## Written exercise
Leave out the pictures, then output the lines of the records below from the first through the one containing "went_to_university = 81.9".

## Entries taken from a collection
==============================

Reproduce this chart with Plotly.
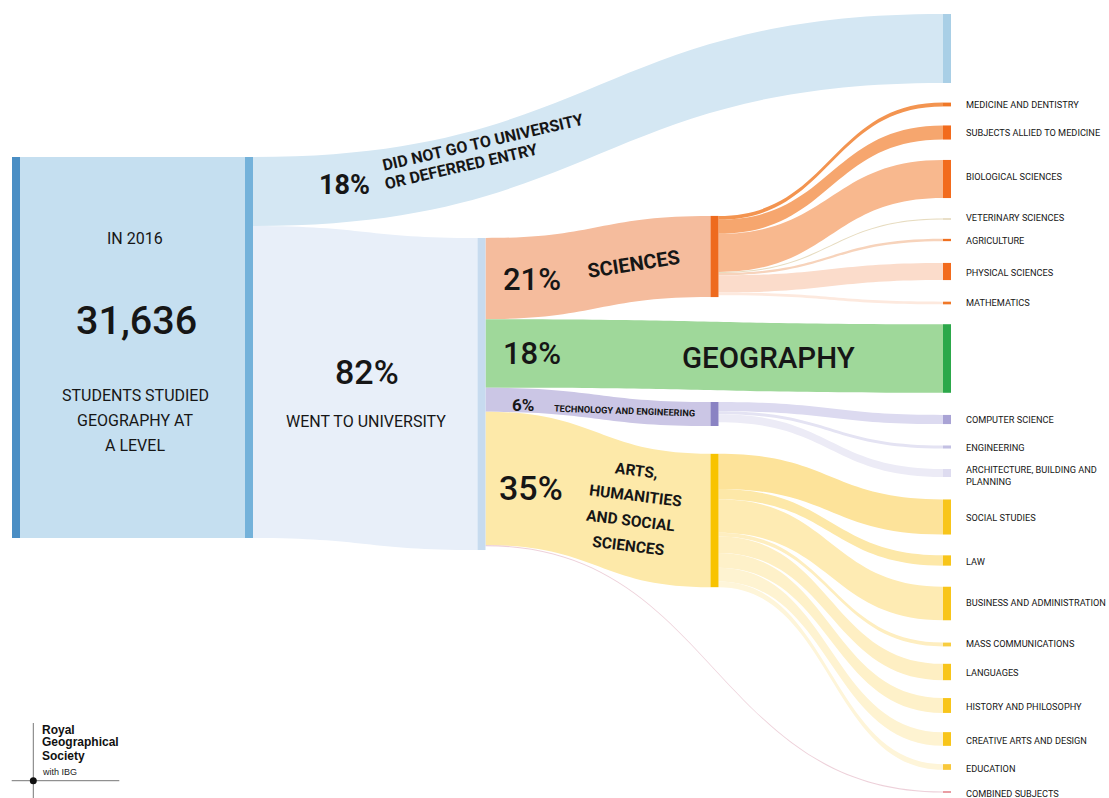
import plotly.graph_objects as go

W, H = 1109, 798

# ---------------- data (share of the 31,636 A-level geography students, %) ----------------
total_students = "31,636"
cohort_total = 100.0
did_not_go = 18.1
went_to_university = 81.9

uni_groups = ["Sciences", "Geography", "Technology and engineering",
              "Arts, humanities and social sciences", "Combined subjects"]
uni_group_values = [21.3, 18.0, 6.3, 35.0, 0.3]

science_subjects = ["MEDICINE AND DENTISTRY", "SUBJECTS ALLIED TO MEDICINE", "BIOLOGICAL SCIENCES",
                    "VETERINARY SCIENCES", "AGRICULTURE", "PHYSICAL SCIENCES", "MATHEMATICS"]
science_values = [1.0, 3.7, 10.0, 0.3, 0.6, 4.5, 0.7]

tech_subjects = ["COMPUTER SCIENCE", "ENGINEERING", "ARCHITECTURE, BUILDING AND<br>PLANNING"]
tech_values = [2.4, 0.8, 2.1]

arts_subjects = ["SOCIAL STUDIES", "LAW", "BUSINESS AND ADMINISTRATION", "MASS COMMUNICATIONS",
                 "LANGUAGES", "HISTORY AND PHILOSOPHY", "CREATIVE ARTS AND DESIGN", "EDUCATION"]
arts_values = [9.2, 2.7, 8.8, 1.0, 4.3, 3.9, 3.6, 1.5]

# ---------------- graph structure ----------------
A, B, DNG, UNI, SCI, GEO, TECH, ARTS, COMB = range(9)
sci0 = 9
tech0 = sci0 + len(science_subjects)
arts0 = tech0 + len(tech_subjects)
n_nodes = arts0 + len(arts_subjects)

src, tgt, val = [], [], []
def add(s, t, v):
    src.append(s); tgt.append(t); val.append(v)

add(A, B, cohort_total)
add(B, DNG, did_not_go)
add(B, UNI, went_to_university)
for t, v in zip([SCI, GEO, TECH, ARTS, COMB], uni_group_values):
    add(UNI, t, v)
for i, v in enumerate(science_values):
    add(SCI, sci0 + i, v)
for i, v in enumerate(tech_values):
    add(TECH, tech0 + i, v)
for i, v in enumerate(arts_values):
    add(ARTS, arts0 + i, v)

# ---------------- layout / style (pixels) ----------------
col_x = {"A": 16, "B": 249, "UNI": 481.5, "MID": 714.5, "END": 947}
node_xpx = [col_x["A"], col_x["B"], col_x["END"], col_x["UNI"], col_x["MID"], col_x["END"],
            col_x["MID"], col_x["MID"], col_x["END"]] + [col_x["END"]] * (n_nodes - 9)
node_ypx = [347.5, 347.5, 48.5, 394, 256.5, 358.5, 414, 520.5, 792,
            104.5, 132.5, 179, 219, 240, 271.5, 303,
            419.5, 447, 473,
            517, 560.5, 603.5, 644.5, 672, 705.5, 739, 767]

node_colors = ["#4a8ec4", "#74b2da", "#a9cfe6", "#c7dbef", "#ee6a1e", "#2ca84a", "#8a83c3", "#f8c300", "#d9535f",
               "#f07828", "#f26b1d", "#f26b1d", "#d8c8a0", "#f07020", "#f26b1d", "#f07828",
               "#a9a3d5", "#c3c0e3", "#dedcf0",
               "#f8c51a", "#f8c51a", "#f8c51a", "#f8cd40", "#f8c51a", "#f8c51a", "#f8c51a", "#f8c83a"]

link_colors = ["#c5dff0", "#d4e7f3", "#e8eff9",
               "#f5bc9d", "#9fd89a", "#cbc6e5", "#fde9a9", "rgba(215,150,170,0.45)",
               "#f39450", "#f6a66e", "#f8b88e", "#e7dcc0", "#f7d3bb", "#fbdccb", "#fde9de",
               "#dcdaf0", "#e4e3f3", "#ecebf6",
               "#fde39a", "#fde8a8", "#feebb3", "#feeec0", "#feefc3", "#fef1c9", "#fef3d1", "#fef5d9"]

# node scale: the sink column (21 nodes) sets px-per-unit; choose the pad so 100% = 381 px
ky = 381 / cohort_total
sink_sum = did_not_go + sum(science_values) + uni_group_values[1] + sum(tech_values) + sum(arts_values) + uni_group_values[4]
pad = (H - ky * sink_sum) / 20

fig = go.Figure(go.Sankey(
    arrangement="fixed",
    domain=dict(x=[0, 1], y=[0, 1]),
    node=dict(
        label=[""] * n_nodes,
        x=[x / W for x in node_xpx],
        y=[y / H for y in node_ypx],
        pad=pad,
        thickness=8,
        color=node_colors,
        line=dict(width=0),
        hoverinfo="none",
    ),
    link=dict(source=src, target=tgt, value=val, color=link_colors, hoverinfo="none"),
    textfont=dict(size=1, color="rgba(0,0,0,0)"),
))

FONT = "Roboto, sans-serif"
INK = "#161616"

def ann(text, x, y, size, bold=False, angle=0, align="center", xanchor="center",
        color=INK, family=FONT, weight=None):
    w = weight if weight is not None else ("bold" if bold else "normal")
    return dict(text=text, x=x / W, y=1 - y / H, xref="paper", yref="paper", showarrow=False,
                font=dict(size=size, family=family, color=color, weight=w),
                textangle=angle, align=align, xanchor=xanchor, yanchor="middle")

annotations = [
    ann("IN 2016", 135, 238, 16),
    ann(total_students, 136, 321, 39.5, weight=500),
    ann("STUDENTS STUDIED", 135, 395, 16),
    ann("GEOGRAPHY AT", 135, 420, 16),
    ann("A LEVEL", 135, 445, 16),
    ann("82%", 367, 372, 34, weight=500),
    ann("WENT TO UNIVERSITY", 366, 421, 16),
    ann("18%", 344, 185, 27, bold=True),
    ann("DID NOT GO TO UNIVERSITY", 482, 142, 16, bold=True, angle=-13),
    ann("OR DEFERRED ENTRY", 461, 166, 16, bold=True, angle=-13),
    ann("21%", 532, 279, 31, weight=500),
    ann("SCIENCES", 633, 264, 20, bold=True, angle=-9),
    ann("18%", 532, 354, 31, weight=500),
    ann("GEOGRAPHY", 768, 358, 29.5, weight=500),
    ann("6%", 523, 405, 17, bold=True),
    ann("TECHNOLOGY AND ENGINEERING", 624.5, 410.5, 9.2, bold=True, angle=2),
    ann("35%", 531, 488, 34, weight=500),
    ann("ARTS,", 636.5, 471, 15.5, bold=True, angle=7),
    ann("HUMANITIES", 635, 495.5, 15.5, bold=True, angle=7),
    ann("AND SOCIAL", 631, 521, 15.5, bold=True, angle=7),
    ann("SCIENCES", 627.5, 546, 15.5, bold=True, angle=7),
]

LBL = 9.2
label_y_sci = [104, 132, 177, 218, 240, 272, 302]
label_y_tech = [419, 447, 475]
label_y_arts = [517, 561, 602, 643, 672, 706, 740, 768]
for name, y in zip(science_subjects, label_y_sci):
    annotations.append(ann(name, 964, y, LBL, xanchor="left", align="left"))
for name, y in zip(tech_subjects, label_y_tech):
    annotations.append(ann(name, 964, y, LBL, xanchor="left", align="left"))
for name, y in zip(arts_subjects, label_y_arts):
    annotations.append(ann(name, 964, y, LBL, xanchor="left", align="left"))
annotations.append(ann("COMBINED SUBJECTS", 964, 793, LBL, xanchor="left", align="left"))

LOGO = "Liberation Sans, Arial, sans-serif"
annotations += [
    ann("Royal", 40, 729.5, 12, bold=True, xanchor="left", align="left", family=LOGO, color="#111"),
    ann("Geographical", 40, 742, 12, bold=True, xanchor="left", align="left", family=LOGO, color="#111"),
    ann("Society", 40, 755.5, 12, bold=True, xanchor="left", align="left", family=LOGO, color="#111"),
    ann("with IBG", 40, 772, 9, xanchor="left", align="left", family=LOGO, color="#222"),
]

def px(x): return x / W
def py(y): return 1 - y / H

shapes = [
    dict(type="line", xref="paper", yref="paper", x0=px(33.3), x1=px(33.3), y0=py(723), y1=py(798),
         line=dict(color="#777", width=1)),
    dict(type="line", xref="paper", yref="paper", x0=px(11.7), x1=px(119.3), y0=py(780.7), y1=py(780.7),
         line=dict(color="#777", width=1)),
    dict(type="circle", xref="paper", yref="paper", x0=px(29.8), x1=px(36.8), y0=py(784.2), y1=py(777.2),
         fillcolor="#111", line=dict(width=0)),
]

fig.update_layout(
    width=W, height=H,
    margin=dict(l=0, r=0, t=0, b=0),
    paper_bgcolor="white", plot_bgcolor="white",
    annotations=annotations, shapes=shapes,
    showlegend=False,
)

fig.write_html("out.html", post_script="document.body.style.margin='0';",
               config={"displayModeBar": False})
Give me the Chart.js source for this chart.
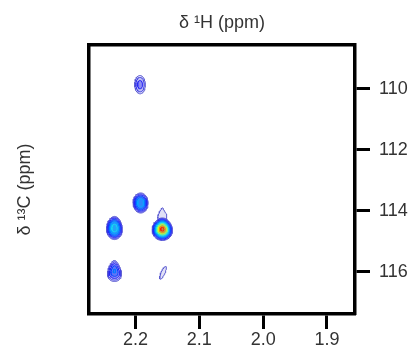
<!DOCTYPE html>
<html><head><meta charset="utf-8">
<script src="https://cdn.jsdelivr.net/npm/chart.js@4.4.1/dist/chart.umd.min.js"></script>
<style>html,body{margin:0;padding:0;background:#fff}#wrap{width:414px;height:346px;position:relative}</style>
</head><body><div id="wrap"><canvas id="c"></canvas></div>
<script>
// Tick labels
const xTicks = [2.2, 2.1, 2.0, 1.9];
const yTicks = [110, 112, 114, 116];
// Cross peaks
const peakH  = [2.193, 2.192, 2.233, 2.158, 2.158, 2.233, 2.157];          // 1H shift (ppm)
const peakC  = [109.86, 113.74, 114.56, 114.60, 114.13, 115.97, 116.03];   // 13C shift (ppm)
const peakI  = [0.12, 0.35, 0.45, 1.0, 0.06, 0.20, 0.055];                 // relative intensity
const peakWH = [0.0084, 0.0118, 0.0123, 0.0158, 0.0063, 0.0105, 0.0032];   // outer half-width, 1H (ppm)
const peakWC = [0.30, 0.33, 0.38, 0.37, 0.23, 0.345, 0.21];                // outer half-width, 13C (ppm)
const peakTaper = [0, 0, 0.1, 0.1, 0.6, 0.35, 0];
const peakTilt  = [0, 0, 0, 0, 0, 0, 0.02];
// Contour levels (fraction of the strongest peak)
const levels = [0.05, 0.07, 0.10, 0.14, 0.19, 0.26, 0.35, 0.46, 0.60, 0.78, 0.92];
const levelColors = ['#5a5ad0','#3c3ce6','#2626f5','#0a46ff','#0078ff','#00aaff','#14dcf0','#6cff96','#dcf01e','#ff8c00','#ff1e00'];

function contour(k, L) {
  const I = peakI[k];
  const f = Math.sqrt(Math.log(I / L) / Math.log(I / levels[0]));
  const pts = [], N = 48;
  for (let i = 0; i <= N; i++) {
    const t = 2 * Math.PI * i / N, s = Math.sin(t), c = Math.cos(t);
    const dy = peakWC[k] * f * s;
    const dx = peakWH[k] * f * c * (1 + peakTaper[k] * s) + peakTilt[k] * dy;
    pts.push({x: peakH[k] + dx, y: peakC[k] + dy});
  }
  return pts;
}

const datasets = [];
levels.forEach((L, li) => {
  peakH.forEach((h, k) => {
    if (peakI[k] <= L) return;
    datasets.push({
      data: contour(k, L),
      borderColor: levelColors[li],
      backgroundColor: levelColors[li] + (li < 2 ? '30' : '55'),
      borderWidth: 1,
      fill: 'shape',
      pointRadius: 0,
      tension: 0,
      order: levels.length - li
    });
  });
});

const FONT = {family: "'Liberation Sans', Arial, sans-serif", size: 18};
const xMin = 1.856, xMax = 2.273, yMin = 108.56, yMax = 117.38;
const border = {display: true, width: 3.5, color: '#000'};

new Chart(document.getElementById('c'), {
  type: 'line',
  data: {datasets},
  options: {
    responsive: true, maintainAspectRatio: false, animation: false, devicePixelRatio: 1,
    layout: {padding: 0},
    plugins: {legend: {display: false}, tooltip: {enabled: false}},
    scales: {
      x: {
        type: 'linear', position: 'bottom', reverse: true, min: xMin, max: xMax,
        afterFit: s => { s.height = 32; },
        afterBuildTicks: s => { s.ticks = xTicks.map(v => ({value: v})); },
        ticks: {callback: v => Number(v).toFixed(1), font: FONT, color: '#333', padding: 0, maxRotation: 0, autoSkip: false},
        grid: {drawOnChartArea: false, drawTicks: true, tickLength: 15, tickWidth: 3, tickColor: '#000'},
        border
      },
      x2: {
        type: 'linear', position: 'top', reverse: true, min: xMin, max: xMax,
        afterFit: s => { s.height = 45; },
        ticks: {display: false}, grid: {display: false}, border,
        title: {display: true, text: 'δ ¹H (ppm)', font: FONT, color: '#333', padding: {top: 12, bottom: 0}}
      },
      y: {
        type: 'linear', position: 'right', reverse: true, min: yMin, max: yMax,
        afterFit: s => { s.width = 59; },
        afterBuildTicks: s => { s.ticks = yTicks.map(v => ({value: v})); },
        ticks: {callback: v => String(v), font: FONT, color: '#333', padding: 9, autoSkip: false},
        grid: {drawOnChartArea: false, drawTicks: true, tickLength: 15, tickWidth: 3, tickColor: '#000'},
        border
      },
      y2: {
        type: 'linear', position: 'left', reverse: true, min: yMin, max: yMax,
        afterFit: s => { s.width = 89; },
        ticks: {display: false}, grid: {display: false}, border,
        title: {display: true, text: 'δ ¹³C (ppm)\u00a0\u00a0\u00a0\u00a0', font: FONT, color: '#333', padding: {top: 14, bottom: 0}}
      }
    }
  }
});
</script></body></html>
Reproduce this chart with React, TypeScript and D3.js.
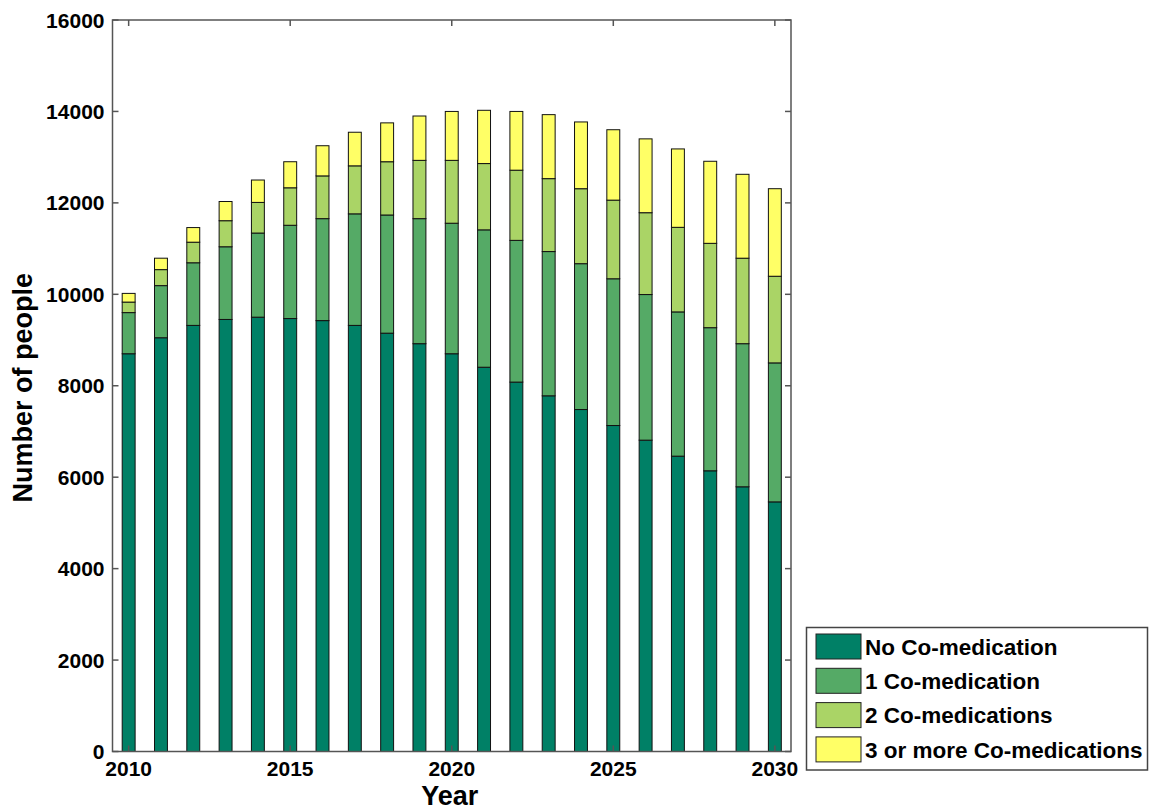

==============================

## Response for this exercise
Reproduce this chart with Plotly.
import plotly.graph_objects as go

W, H = 1109, 798

# ---------------- data (share of the 31,636 A-level geography students, %) ----------------
total_students = "31,636"
cohort_total = 100.0
did_not_go = 18.1
went_to_university = 81.9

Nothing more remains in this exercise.